---------- Data segment ----------

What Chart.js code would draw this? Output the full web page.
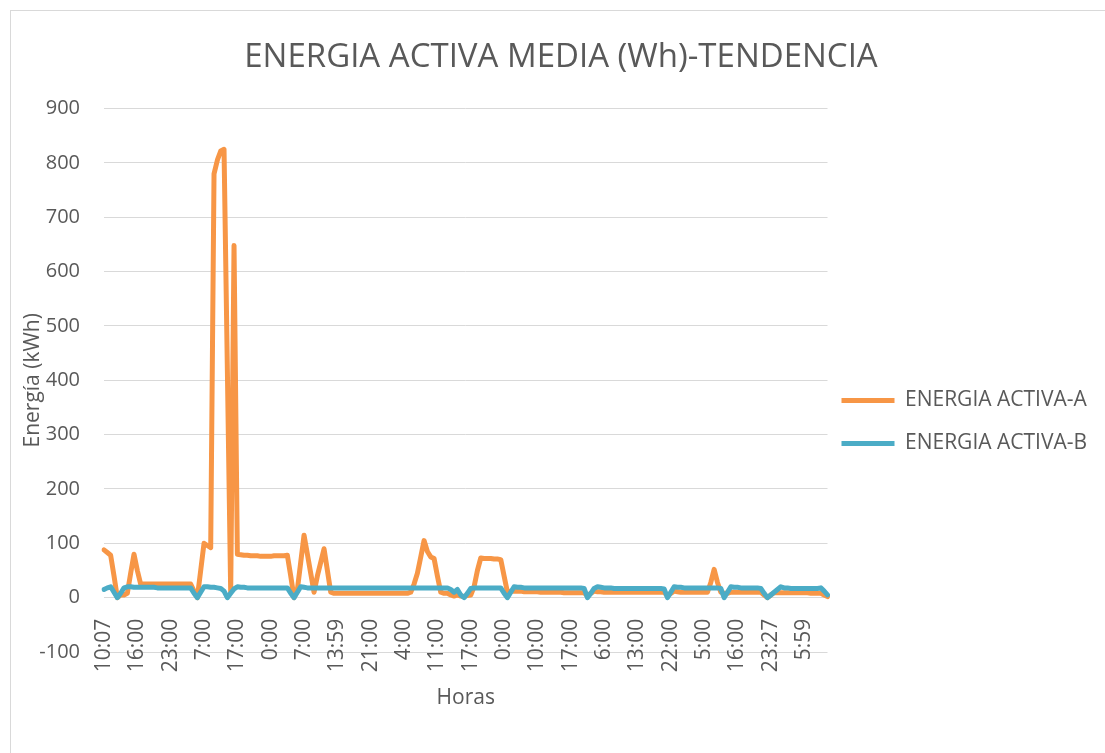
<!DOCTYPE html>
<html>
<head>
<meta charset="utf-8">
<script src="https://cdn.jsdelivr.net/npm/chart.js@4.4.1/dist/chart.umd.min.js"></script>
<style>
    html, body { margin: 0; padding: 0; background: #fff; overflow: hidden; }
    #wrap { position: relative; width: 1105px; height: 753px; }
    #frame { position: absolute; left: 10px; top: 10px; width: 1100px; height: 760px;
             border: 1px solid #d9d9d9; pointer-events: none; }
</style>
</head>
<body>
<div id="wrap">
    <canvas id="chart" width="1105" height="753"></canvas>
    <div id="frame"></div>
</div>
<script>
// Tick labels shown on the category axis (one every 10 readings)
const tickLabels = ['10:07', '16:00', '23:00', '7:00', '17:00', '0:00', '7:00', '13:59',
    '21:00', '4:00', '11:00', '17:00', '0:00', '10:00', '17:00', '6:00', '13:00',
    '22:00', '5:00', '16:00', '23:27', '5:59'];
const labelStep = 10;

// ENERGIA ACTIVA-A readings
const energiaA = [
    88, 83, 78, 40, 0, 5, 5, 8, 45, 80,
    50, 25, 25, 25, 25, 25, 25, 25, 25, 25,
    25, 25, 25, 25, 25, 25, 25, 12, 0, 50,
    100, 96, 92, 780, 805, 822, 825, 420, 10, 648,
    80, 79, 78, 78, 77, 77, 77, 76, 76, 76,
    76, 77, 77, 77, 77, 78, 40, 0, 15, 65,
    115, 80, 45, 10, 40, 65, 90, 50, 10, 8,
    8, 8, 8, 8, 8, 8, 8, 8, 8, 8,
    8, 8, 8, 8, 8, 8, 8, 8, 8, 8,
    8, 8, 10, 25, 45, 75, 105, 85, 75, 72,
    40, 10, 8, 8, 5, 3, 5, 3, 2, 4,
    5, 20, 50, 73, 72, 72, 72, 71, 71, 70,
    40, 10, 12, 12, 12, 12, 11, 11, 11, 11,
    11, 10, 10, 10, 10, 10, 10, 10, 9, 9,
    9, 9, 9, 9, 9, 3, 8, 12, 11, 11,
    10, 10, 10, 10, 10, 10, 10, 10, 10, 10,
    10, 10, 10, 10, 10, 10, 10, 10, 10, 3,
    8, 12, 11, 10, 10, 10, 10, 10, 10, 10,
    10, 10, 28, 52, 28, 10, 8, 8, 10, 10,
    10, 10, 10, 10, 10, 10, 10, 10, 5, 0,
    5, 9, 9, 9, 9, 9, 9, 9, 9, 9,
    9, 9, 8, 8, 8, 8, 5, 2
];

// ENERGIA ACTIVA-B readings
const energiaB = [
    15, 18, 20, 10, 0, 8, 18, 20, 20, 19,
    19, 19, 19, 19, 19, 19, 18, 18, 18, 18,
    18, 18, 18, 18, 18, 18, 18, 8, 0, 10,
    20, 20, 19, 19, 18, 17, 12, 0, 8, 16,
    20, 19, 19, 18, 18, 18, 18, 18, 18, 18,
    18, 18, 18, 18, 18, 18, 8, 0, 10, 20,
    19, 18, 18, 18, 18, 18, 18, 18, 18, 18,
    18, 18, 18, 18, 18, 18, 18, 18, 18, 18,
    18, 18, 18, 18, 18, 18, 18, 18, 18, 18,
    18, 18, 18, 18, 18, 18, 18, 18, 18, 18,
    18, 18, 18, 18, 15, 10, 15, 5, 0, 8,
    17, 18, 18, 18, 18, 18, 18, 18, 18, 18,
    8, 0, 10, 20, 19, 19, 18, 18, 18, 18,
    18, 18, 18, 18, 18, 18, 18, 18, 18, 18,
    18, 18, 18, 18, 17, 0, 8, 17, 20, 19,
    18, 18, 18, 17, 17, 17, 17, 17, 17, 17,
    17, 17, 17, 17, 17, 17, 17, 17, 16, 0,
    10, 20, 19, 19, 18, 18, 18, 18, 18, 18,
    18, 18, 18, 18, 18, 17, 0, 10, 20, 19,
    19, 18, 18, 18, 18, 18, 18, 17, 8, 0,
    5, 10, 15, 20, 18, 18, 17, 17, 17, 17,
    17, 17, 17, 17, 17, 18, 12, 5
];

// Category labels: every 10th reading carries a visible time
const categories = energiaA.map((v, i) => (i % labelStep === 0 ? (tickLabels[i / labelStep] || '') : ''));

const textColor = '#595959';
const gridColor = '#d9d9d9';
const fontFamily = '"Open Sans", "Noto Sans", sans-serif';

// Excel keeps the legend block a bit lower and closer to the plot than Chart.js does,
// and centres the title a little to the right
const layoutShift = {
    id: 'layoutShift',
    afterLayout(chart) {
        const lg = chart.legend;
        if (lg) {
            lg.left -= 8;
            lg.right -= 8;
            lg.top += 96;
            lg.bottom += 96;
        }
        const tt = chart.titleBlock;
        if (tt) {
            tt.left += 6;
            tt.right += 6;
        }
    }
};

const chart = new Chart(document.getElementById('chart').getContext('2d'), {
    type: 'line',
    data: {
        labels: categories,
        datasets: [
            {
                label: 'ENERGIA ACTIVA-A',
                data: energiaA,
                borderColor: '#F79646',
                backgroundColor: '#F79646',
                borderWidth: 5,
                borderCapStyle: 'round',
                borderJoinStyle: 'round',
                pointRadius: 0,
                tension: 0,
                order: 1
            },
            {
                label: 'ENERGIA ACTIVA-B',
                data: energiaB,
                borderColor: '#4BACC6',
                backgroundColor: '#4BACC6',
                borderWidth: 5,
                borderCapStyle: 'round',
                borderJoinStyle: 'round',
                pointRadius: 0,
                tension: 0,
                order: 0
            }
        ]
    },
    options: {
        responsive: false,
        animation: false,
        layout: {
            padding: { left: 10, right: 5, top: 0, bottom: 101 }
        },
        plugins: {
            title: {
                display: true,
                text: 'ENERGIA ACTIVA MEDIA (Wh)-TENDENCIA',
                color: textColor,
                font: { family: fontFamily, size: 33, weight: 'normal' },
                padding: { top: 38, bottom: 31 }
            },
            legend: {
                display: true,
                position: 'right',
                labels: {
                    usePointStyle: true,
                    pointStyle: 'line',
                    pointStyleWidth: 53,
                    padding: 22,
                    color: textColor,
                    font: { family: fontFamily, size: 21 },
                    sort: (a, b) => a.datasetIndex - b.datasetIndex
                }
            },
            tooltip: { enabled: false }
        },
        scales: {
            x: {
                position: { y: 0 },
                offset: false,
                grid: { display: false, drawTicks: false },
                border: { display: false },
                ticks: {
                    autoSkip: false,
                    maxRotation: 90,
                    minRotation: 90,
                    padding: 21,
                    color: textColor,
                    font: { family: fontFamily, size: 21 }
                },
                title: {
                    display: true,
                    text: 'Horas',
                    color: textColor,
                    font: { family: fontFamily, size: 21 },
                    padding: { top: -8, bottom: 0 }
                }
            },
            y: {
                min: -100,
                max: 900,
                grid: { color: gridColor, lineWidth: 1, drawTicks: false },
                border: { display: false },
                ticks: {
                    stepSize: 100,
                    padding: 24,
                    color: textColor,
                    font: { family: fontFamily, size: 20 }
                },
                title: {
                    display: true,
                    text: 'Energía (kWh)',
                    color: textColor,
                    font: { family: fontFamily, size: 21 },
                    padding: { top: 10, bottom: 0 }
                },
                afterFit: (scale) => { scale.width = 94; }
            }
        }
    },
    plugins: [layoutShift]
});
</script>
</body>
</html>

----------

» **What is required**: Repeat the listing above exactly, with no pictures.

» **Result below**:
What Chart.js code would draw this? Output the full web page.
<!DOCTYPE html>
<html>
<head>
<meta charset="utf-8">
<script src="https://cdn.jsdelivr.net/npm/chart.js@4.4.1/dist/chart.umd.min.js"></script>
<style>
    html, body { margin: 0; padding: 0; background: #fff; overflow: hidden; }
    #wrap { position: relative; width: 1105px; height: 753px; }
    #frame { position: absolute; left: 10px; top: 10px; width: 1100px; height: 760px;
             border: 1px solid #d9d9d9; pointer-events: none; }
</style>
</head>
<body>
<div id="wrap">
    <canvas id="chart" width="1105" height="753"></canvas>
    <div id="frame"></div>
</div>
<script>
// Tick labels shown on the category axis (one every 10 readings)
const tickLabels = ['10:07', '16:00', '23:00', '7:00', '17:00', '0:00', '7:00', '13:59',
    '21:00', '4:00', '11:00', '17:00', '0:00', '10:00', '17:00', '6:00', '13:00',
    '22:00', '5:00', '16:00', '23:27', '5:59'];
const labelStep = 10;

// ENERGIA ACTIVA-A readings
const energiaA = [
    88, 83, 78, 40, 0, 5, 5, 8, 45, 80,
    50, 25, 25, 25, 25, 25, 25, 25, 25, 25,
    25, 25, 25, 25, 25, 25, 25, 12, 0, 50,
    100, 96, 92, 780, 805, 822, 825, 420, 10, 648,
    80, 79, 78, 78, 77, 77, 77, 76, 76, 76,
    76, 77, 77, 77, 77, 78, 40, 0, 15, 65,
    115, 80, 45, 10, 40, 65, 90, 50, 10, 8,
    8, 8, 8, 8, 8, 8, 8, 8, 8, 8,
    8, 8, 8, 8, 8, 8, 8, 8, 8, 8,
    8, 8, 10, 25, 45, 75, 105, 85, 75, 72,
    40, 10, 8, 8, 5, 3, 5, 3, 2, 4,
    5, 20, 50, 73, 72, 72, 72, 71, 71, 70,
    40, 10, 12, 12, 12, 12, 11, 11, 11, 11,
    11, 10, 10, 10, 10, 10, 10, 10, 9, 9,
    9, 9, 9, 9, 9, 3, 8, 12, 11, 11,
    10, 10, 10, 10, 10, 10, 10, 10, 10, 10,
    10, 10, 10, 10, 10, 10, 10, 10, 10, 3,
    8, 12, 11, 10, 10, 10, 10, 10, 10, 10,
    10, 10, 28, 52, 28, 10, 8, 8, 10, 10,
    10, 10, 10, 10, 10, 10, 10, 10, 5, 0,
    5, 9, 9, 9, 9, 9, 9, 9, 9, 9,
    9, 9, 8, 8, 8, 8, 5, 2
];

// ENERGIA ACTIVA-B readings
const energiaB = [
    15, 18, 20, 10, 0, 8, 18, 20, 20, 19,
    19, 19, 19, 19, 19, 19, 18, 18, 18, 18,
    18, 18, 18, 18, 18, 18, 18, 8, 0, 10,
    20, 20, 19, 19, 18, 17, 12, 0, 8, 16,
    20, 19, 19, 18, 18, 18, 18, 18, 18, 18,
    18, 18, 18, 18, 18, 18, 8, 0, 10, 20,
    19, 18, 18, 18, 18, 18, 18, 18, 18, 18,
    18, 18, 18, 18, 18, 18, 18, 18, 18, 18,
    18, 18, 18, 18, 18, 18, 18, 18, 18, 18,
    18, 18, 18, 18, 18, 18, 18, 18, 18, 18,
    18, 18, 18, 18, 15, 10, 15, 5, 0, 8,
    17, 18, 18, 18, 18, 18, 18, 18, 18, 18,
    8, 0, 10, 20, 19, 19, 18, 18, 18, 18,
    18, 18, 18, 18, 18, 18, 18, 18, 18, 18,
    18, 18, 18, 18, 17, 0, 8, 17, 20, 19,
    18, 18, 18, 17, 17, 17, 17, 17, 17, 17,
    17, 17, 17, 17, 17, 17, 17, 17, 16, 0,
    10, 20, 19, 19, 18, 18, 18, 18, 18, 18,
    18, 18, 18, 18, 18, 17, 0, 10, 20, 19,
    19, 18, 18, 18, 18, 18, 18, 17, 8, 0,
    5, 10, 15, 20, 18, 18, 17, 17, 17, 17,
    17, 17, 17, 17, 17, 18, 12, 5
];

// Category labels: every 10th reading carries a visible time
const categories = energiaA.map((v, i) => (i % labelStep === 0 ? (tickLabels[i / labelStep] || '') : ''));

const textColor = '#595959';
const gridColor = '#d9d9d9';
const fontFamily = '"Open Sans", "Noto Sans", sans-serif';

// Excel keeps the legend block a bit lower and closer to the plot than Chart.js does,
// and centres the title a little to the right
const layoutShift = {
    id: 'layoutShift',
    afterLayout(chart) {
        const lg = chart.legend;
        if (lg) {
            lg.left -= 8;
            lg.right -= 8;
            lg.top += 96;
            lg.bottom += 96;
        }
        const tt = chart.titleBlock;
        if (tt) {
            tt.left += 6;
            tt.right += 6;
        }
    }
};

const chart = new Chart(document.getElementById('chart').getContext('2d'), {
    type: 'line',
    data: {
        labels: categories,
        datasets: [
            {
                label: 'ENERGIA ACTIVA-A',
                data: energiaA,
                borderColor: '#F79646',
                backgroundColor: '#F79646',
                borderWidth: 5,
                borderCapStyle: 'round',
                borderJoinStyle: 'round',
                pointRadius: 0,
                tension: 0,
                order: 1
            },
            {
                label: 'ENERGIA ACTIVA-B',
                data: energiaB,
                borderColor: '#4BACC6',
                backgroundColor: '#4BACC6',
                borderWidth: 5,
                borderCapStyle: 'round',
                borderJoinStyle: 'round',
                pointRadius: 0,
                tension: 0,
                order: 0
            }
        ]
    },
    options: {
        responsive: false,
        animation: false,
        layout: {
            padding: { left: 10, right: 5, top: 0, bottom: 101 }
        },
        plugins: {
            title: {
                display: true,
                text: 'ENERGIA ACTIVA MEDIA (Wh)-TENDENCIA',
                color: textColor,
                font: { family: fontFamily, size: 33, weight: 'normal' },
                padding: { top: 38, bottom: 31 }
            },
            legend: {
                display: true,
                position: 'right',
                labels: {
                    usePointStyle: true,
                    pointStyle: 'line',
                    pointStyleWidth: 53,
                    padding: 22,
                    color: textColor,
                    font: { family: fontFamily, size: 21 },
                    sort: (a, b) => a.datasetIndex - b.datasetIndex
                }
            },
            tooltip: { enabled: false }
        },
        scales: {
            x: {
                position: { y: 0 },
                offset: false,
                grid: { display: false, drawTicks: false },
                border: { display: false },
                ticks: {
                    autoSkip: false,
                    maxRotation: 90,
                    minRotation: 90,
                    padding: 21,
                    color: textColor,
                    font: { family: fontFamily, size: 21 }
                },
                title: {
                    display: true,
                    text: 'Horas',
                    color: textColor,
                    font: { family: fontFamily, size: 21 },
                    padding: { top: -8, bottom: 0 }
                }
            },
            y: {
                min: -100,
                max: 900,
                grid: { color: gridColor, lineWidth: 1, drawTicks: false },
                border: { display: false },
                ticks: {
                    stepSize: 100,
                    padding: 24,
                    color: textColor,
                    font: { family: fontFamily, size: 20 }
                },
                title: {
                    display: true,
                    text: 'Energía (kWh)',
                    color: textColor,
                    font: { family: fontFamily, size: 21 },
                    padding: { top: 10, bottom: 0 }
                },
                afterFit: (scale) => { scale.width = 94; }
            }
        }
    },
    plugins: [layoutShift]
});
</script>
</body>
</html>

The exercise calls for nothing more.